Cabal also issued a strong call for all countries that have not yet decriminalized same-sex relations to do so urgently.
“Caribbean civil society is determined, and Caribbean courts are clear. The clock is ticking on these damaging colonial laws,” she added. “Countries that have still not taken these laws off the books need to do so as a matter of urgency, for the health and human rights of all their people.”
7 Caribbean Countries Still Criminalize Same-Sex Relationships
Photo from Vector Map
St. Kitts and Nevis court decision is the latest in a series of rulings in Caribbean countries such as Belize, Trinidad and Tobago, and Antigua and Barbuda, which have ruled that the ban on same-sex relations is unconstitutional.
This means that currently seven - Barbados, Dominica, Grenada, Guyana, Jamaica, St. Lucia, St. Vincent, and the Grenadines - still criminalize consensual same-sex activity.
This ruling means that there are now 68 countries in the world where same-sex relationships are still a crime.
This news comes on the heels of a similar announcement from Singapore, which has repealed a law that punished same-sex relations with up to two years in prison.
This is a significant decrease from just a few years ago when over 80 countries had laws criminalizing same-sex relationships.

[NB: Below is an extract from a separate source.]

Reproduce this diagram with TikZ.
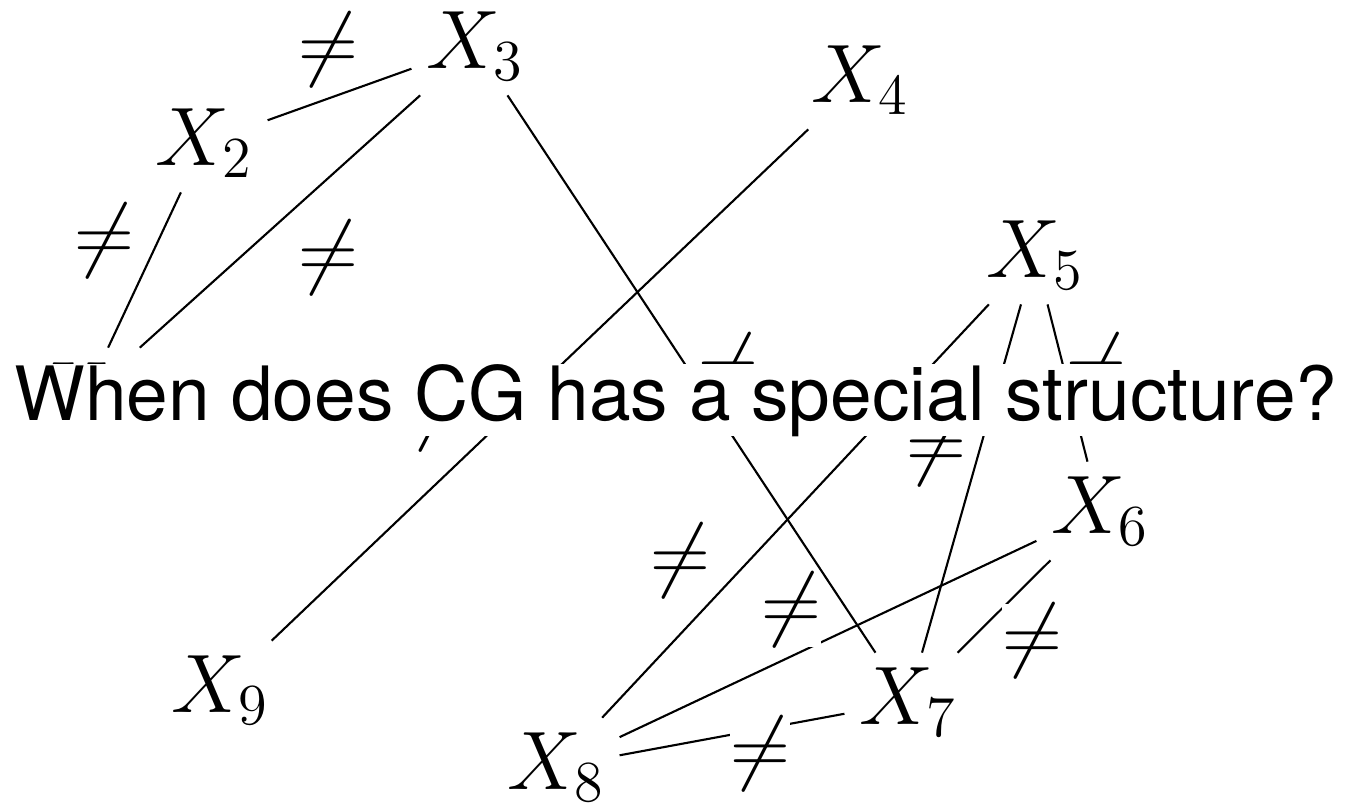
\RequirePackage{fix-cm}
\documentclass[tikz,border=0pt]{standalone}
\usepackage{fontspec}
\newfontfamily\heros{TeX Gyre Heros}

\begin{document}
\begin{tikzpicture}[x=0.01cm, y=-0.01cm,
    every node/.style={font=\fontsize{23.6}{28}\selectfont},
    var/.style={inner sep=4pt},
    neq/.style={fill=white, inner sep=0pt},
    ask/.style={font=\heros\fontsize{21.3}{25}\selectfont, fill=white, inner sep=0pt, anchor=base},
    link/.style={line width=0.6pt}
  ]
  \useasboundingbox (0,0) rectangle (1358,802);
  % variables
  \node[var] (x1) at (85,397) {$X_1$};
  \node[var] (x2) at (204,143) {$X_2$};
  \node[var] (x3) at (475,46) {$X_3$};
  \node[var] (x4) at (860,80) {$X_4$};
  \node[var] (x5) at (1035,255) {$X_5$};
  \node[var] (x6) at (1100,511) {$X_6$};
  \node[var] (x7) at (908,702) {$X_7$};
  \node[var] (x8) at (556,767) {$X_8$};
  \node[var] (x9) at (220,690) {$X_9$};
  % edges
  \draw[link] (x2) -- (x3);
  \draw[link] (x2) -- (x1);
  \draw[link] (x3) -- (x1);
  \draw[link] (x3) -- (x7);
  \draw[link] (x4) -- (x9);
  \draw[link] (x5) -- (x8);
  \draw[link] (x5) -- (x7);
  \draw[link] (x5) -- (x6);
  \draw[link] (x6) -- (x8);
  \draw[link] (x6) -- (x7);
  \draw[link] (x7) -- (x8);
  % edge marks
  \node[neq] (n23) at (328,50) {$\neq$};
  \node[neq] (n12) at (104,241) {$\neq$};
  \node[neq] (n13) at (328,258) {$\neq$};
  \node[neq] (n37) at (728,371) {$\neq$};
  \node[neq] (n49) at (437,414) {$\neq$};
  \node[neq] (n58) at (680,561) {$\neq$};
  \node[neq] (n57) at (936,449) {$\neq$};
  \node[neq] (n56) at (1096,371) {$\neq$};
  \node[neq] (n68) at (791,610) {$\neq$};
  \node[neq] (n67) at (1032,641) {$\neq$};
  \node[neq] (n78) at (760,754) {$\neq$};
  % question over the graph
  \node[ask] (q) at (676,420) {When does CG has a special structure?};
\end{tikzpicture}
\end{document}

St. Kitts and Nevis’s decision is also notable because it shows that change is possible, even in countries where LGBTQ rights are not yet fully recognized. This gives hope to LGBTQ people around the world who are still fighting for equality.
We would like to congratulate Jamal Jeffers and the people of Saint Kitts and Nevis for this important step forward in recognizing the human rights of all its citizens. This is a significant victory for the LGBTQ community in the Caribbean. We call on the governments of Barbados, Dominica, Grenada, Guyana, Jamaica, St. Lucia, St. Vincent, and the Grenadines to decriminalize same-sex relationships. It is time for these countries to recognize that everyone deserves to be treated with dignity and respect.